Prof Singh said it was after a great struggle that he managed to get the house converted into a protected monument in the 1980s, as many questioned the connection of Bhagat Singh with the house, claiming that he never visited the place. The truth is though Bhagat Singh was born and brought up in Faisalabad (now in Pakistan), he used to visit the house regularly, along with his grandfather Arjan Singh. He had many fond childhood memories associated with the house, Professor Singh said.

The house after the state government carried out restoration work in 2016. Tribune Photos: Malkiat Singh

Throwing light on his struggle to protect the house, Prof Jagmohan said: “While the portraits of Bhagat Singh have made their way to the offices of politicians, especially those from Punjab, who make a beeline to Khatkar Kalan village on every birth and death anniversary of Bhagat Singh or during elections, the martyr gets effaced from their memories in a matter of days.”

A walk through the past...

As per information, Bhagat Singh’s mother lived in this house till 1975, but it was in 1982, that the house was declared a monument under the Punjab Ancient and Historical Monuments and Archaeological Sites and Remains Act, 1964. After that the family handed over its responsibility to the government to preserve it as a national monument. But the legendary freedom fighter’s house was relatively ignored for a long time. Sources say it was first in 2005, when the chappar (sewer pond) found in front of Bhagat Singh’s house was converted into a memorial park, but the structure of the house was not touched and one of its walls remained in bad shape and the paint peeled off from its lower walls owing to dampness. Prof Jagmohan Singh said: “The Department of Archives/ Culture used to be mostly out of funds whenever they were approached for restoration. It was like we had to beg in front of the government for grants even though the house’s upkeep should have been its job.” It was only in 2015 that the Department of Cultural Affairs, Archaeology and Museums, for the first time, started restoring the house since it was handed over to it in 1984 by the family. Before that, the local panchayat used to take care of the house. The house was restored at a cost of Rs42 lakh by the state government, he said.

Prof Jagmohan recalled that in 2017, when then Punjab Tourism Minister Navjot Singh Sidhu went to the village to take stock of the ongoing museum work at the village, he handed over a cheque for Rs2.5 lakh from his ministerial funds to then Deputy Commissioner Sonali Giri, in favour of Punjab State Power Corporation Limited (PSPCL), as the state government miserably failed to clear the power bills of freedom fighter Bhagat Singh’s house and of the memorial park. “Such was the plight of the house and ignorance of the state government,” he said.

Items on display

Items such as utensils, wooden boxes, a table, an almirah, some pictures, an old wooden bed with carving, a weighing machine, a charkha (spinning wheel), and a typewriter, which is said to be of historical importance and has links with the freedom fighter, have been put on display at the house.

The house now

It was in July 2015 that the state government hired a Chandigarh-based private firm to carry out the restoration work at the house in a way that it could attract more and more visitors.

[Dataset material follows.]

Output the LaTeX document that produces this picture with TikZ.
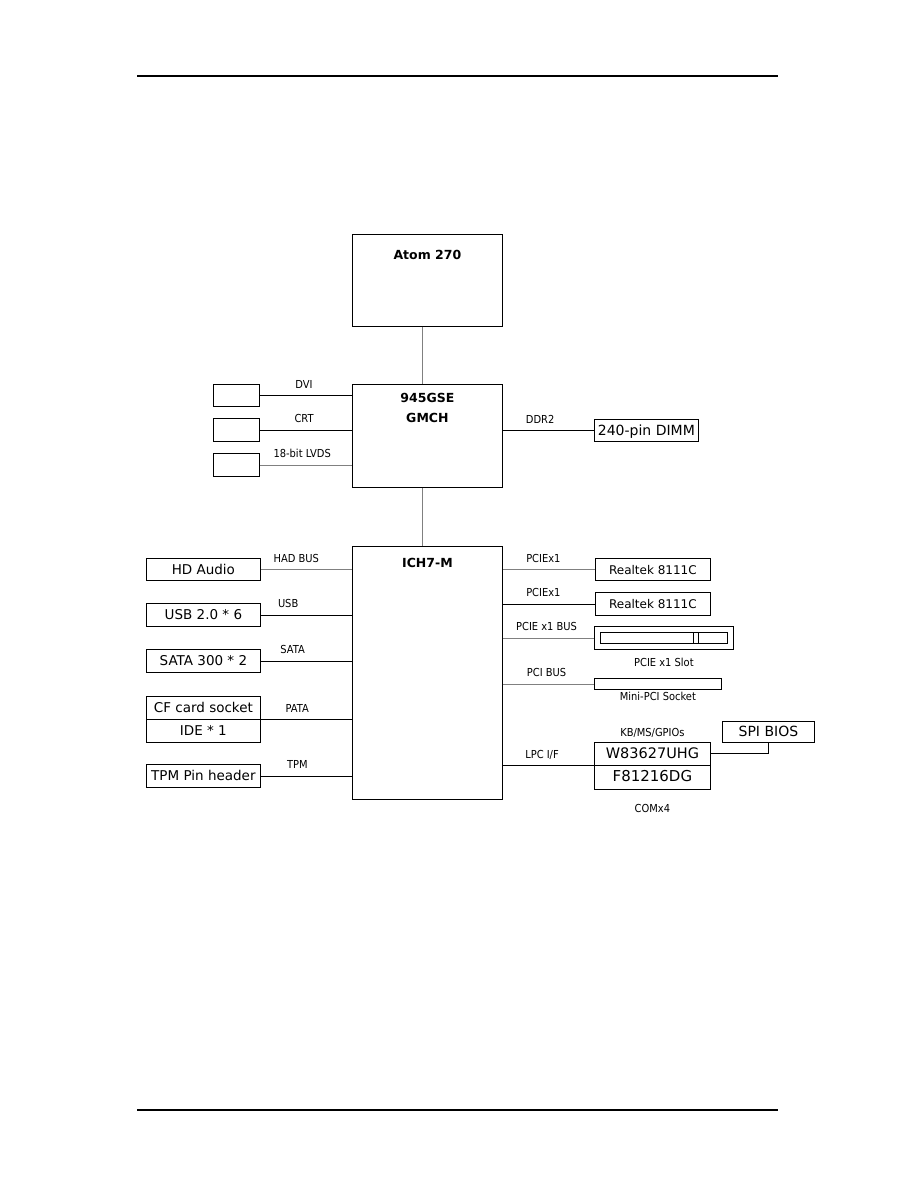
\documentclass[tikz,border=0pt]{standalone}
\usepackage{fontspec}
\setmainfont{DejaVu Sans}
\newfontfamily\narrowfont{DejaVu Sans}[FakeStretch=0.9]
\usetikzlibrary{positioning, calc}

\tikzset{
  box/.style={draw, line width=0.8pt, inner sep=0pt, anchor=north west,
    font=\fontsize{13.5}{16}\selectfont, text height=9.8pt, text depth=0pt},
  title/.style={font=\bfseries\fontsize{12.5}{15}\selectfont, inner sep=0pt,
    text height=9.1pt, text depth=0pt, anchor=north},
  tag/.style={font=\narrowfont\fontsize{11}{13}\selectfont, inner sep=0pt,
    text height=8pt, text depth=0pt, text=black},
  buslbl/.style={tag, anchor=base, yshift=7pt},
  wire/.style={line width=0.8pt, gray},
  link/.style={line width=0.8pt, black}
}

\begin{document}
\begin{tikzpicture}[x=1pt, y=-1pt]
    \useasboundingbox (0,0) rectangle (918,1188);

    % page rules
    \draw[line width=2pt] (137,76.5) -- (778,76.5);
    \draw[line width=2pt] (137,1110) -- (778,1110);

    % chips
    \node[box, minimum width=150pt, minimum height=92pt,
          label={[title, yshift=-16pt]north:Atom 270}] (cpu) at (352,234) {};
    \node[box, minimum width=150pt, minimum height=103pt,
          label={[title, yshift=-9pt]north:945GSE},
          label={[title, yshift=-29pt]north:GMCH}] (gmch) at (352,384) {};
    \node[box, minimum width=150pt, minimum height=253pt,
          label={[title, yshift=-12.5pt]north:ICH7-M}] (ich) at (352,546) {};

    % chip to chip, off centre at x=422
    \coordinate (fsb) at (422,0);
    \draw[wire] (cpu.south -| fsb) -- (gmch.north -| fsb);
    \draw[wire] (gmch.south -| fsb) -- (ich.north -| fsb);

    % display outputs
    \node[box, minimum width=46pt, minimum height=22pt] (dvi)  at (213,384) {};
    \node[box, minimum width=46pt, minimum height=23pt] (crt)  at (213,418) {};
    \node[box, minimum width=46pt, minimum height=23pt] (lvds) at (213,453) {};
    \draw[link] (dvi.east)  -- (dvi.east -| gmch.west)  node[buslbl, pos=.48] {DVI};
    \draw[link] (crt.east)  -- (crt.east -| gmch.west)  node[buslbl, pos=.48] {CRT};
    \draw[wire] (lvds.east) -- (lvds.east -| gmch.west) node[buslbl, pos=.46] {18-bit LVDS};

    % memory
    \node[box, minimum width=104pt, minimum height=22pt,
          font=\fontsize{14}{16}\selectfont] (dimm) at (594,419) {240-pin DIMM};
    \draw[link] (gmch.east |- dimm) -- (dimm.west) node[buslbl, pos=.41] {DDR2};

    % left side of ICH
    \node[box, minimum width=114pt, minimum height=22pt]   (hda)  at (146,558)   {HD Audio};
    \node[box, minimum width=114pt, minimum height=23pt]   (usb)  at (146,603)   {USB 2.0 * 6};
    \node[box, minimum width=114pt, minimum height=23pt]   (sata) at (146,649)   {SATA 300 * 2};
    \node[box, minimum width=114pt, minimum height=22.5pt] (cf)   at (146,696)   {CF card socket};
    \node[box, minimum width=114pt, minimum height=23pt]   (ide)  at (146,718.5) {IDE * 1};
    \node[box, minimum width=114pt, minimum height=23pt]   (tpm)  at (146,764)   {TPM Pin header};
    \draw[wire] (hda.east)  -- (hda.east -| ich.west)  node[buslbl, pos=.39] {HAD BUS};
    \draw[link] (usb.east)  -- (usb.east -| ich.west)  node[buslbl, pos=.30] {USB};
    \draw[link] (sata.east) -- (sata.east -| ich.west) node[buslbl, pos=.35] {SATA};
    \draw[link] (cf.south east) -- (cf.south east -| ich.west) node[buslbl, pos=.40] {PATA};
    \draw[link] (tpm.east)  -- (tpm.east -| ich.west)  node[buslbl, pos=.40] {TPM};

    % right side of ICH
    \node[box, minimum width=115pt, minimum height=22pt,
          font=\fontsize{12}{14}\selectfont] (lan1) at (595,558) {Realtek 8111C};
    \node[box, minimum width=115pt, minimum height=23pt,
          font=\fontsize{12}{14}\selectfont] (lan2) at (595,592) {Realtek 8111C};
    \node[box, minimum width=139pt, minimum height=23pt,
          label={[tag, anchor=north, yshift=-8pt]south:PCIE x1 Slot}] (slot) at (594,626) {};
    \draw[line width=0.8pt] (600,632) rectangle (727,643);
    \draw[line width=0.8pt] (693,632) -- (693,643) (698,632) -- (698,643);
    \node[box, minimum width=127pt, minimum height=11pt,
          label={[tag, anchor=north, yshift=-2.7pt]south:Mini-PCI Socket}] (minipci) at (594,678) {};
    \node[box, minimum width=116pt, minimum height=22.5pt,
          font=\fontsize{14.5}{16}\selectfont,
          label={[tag, anchor=base, yshift=6pt]north:KB/MS/GPIOs}] (sio) at (594,742) {W83627UHG};
    \node[box, minimum width=116pt, minimum height=24pt,
          font=\fontsize{15}{17}\selectfont,
          label={[tag, anchor=north, yshift=-15pt]south:COMx4}] (uart) at (594,764.5) {F81216DG};
    \node[box, minimum width=92pt, minimum height=21pt,
          font=\fontsize{14}{16}\selectfont] (spi) at (722,721) {SPI BIOS};
    \draw[wire] (ich.east |- lan1) -- (lan1.west)    node[buslbl, pos=.44] {PCIEx1};
    \draw[link] (ich.east |- lan2) -- (lan2.west)    node[buslbl, pos=.44] {PCIEx1};
    \draw[wire] (ich.east |- slot) -- (slot.west)    node[buslbl, pos=.48] {PCIE x1 BUS};
    \draw[wire] (ich.east |- minipci) -- (minipci.west) node[buslbl, pos=.48] {PCI BUS};
    \draw[link] (ich.east |- sio.south west) -- (sio.south west) node[buslbl, pos=.43] {LPC I/F};
    \draw[link] (sio.east) -| (spi.south);
\end{tikzpicture}
\end{document}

The restoration work was completed in 2016 and the roofs, which were in a dilapidated condition earlier, were removed and replaced with new ones keeping the original form. The walls of the rooms, kitchen have now been repaired with a special technique to strengthen these by restoring its historical value. The floors of the building were restored and its level has also been raised. Old doors and windows have been replaced with new ones. Special cabins for displaying the belongings of the martyr and his family have been made, so that these are not damaged by visitors by frequently touching it. The house has got a complete facelift and is one of the most visited places in Punjab.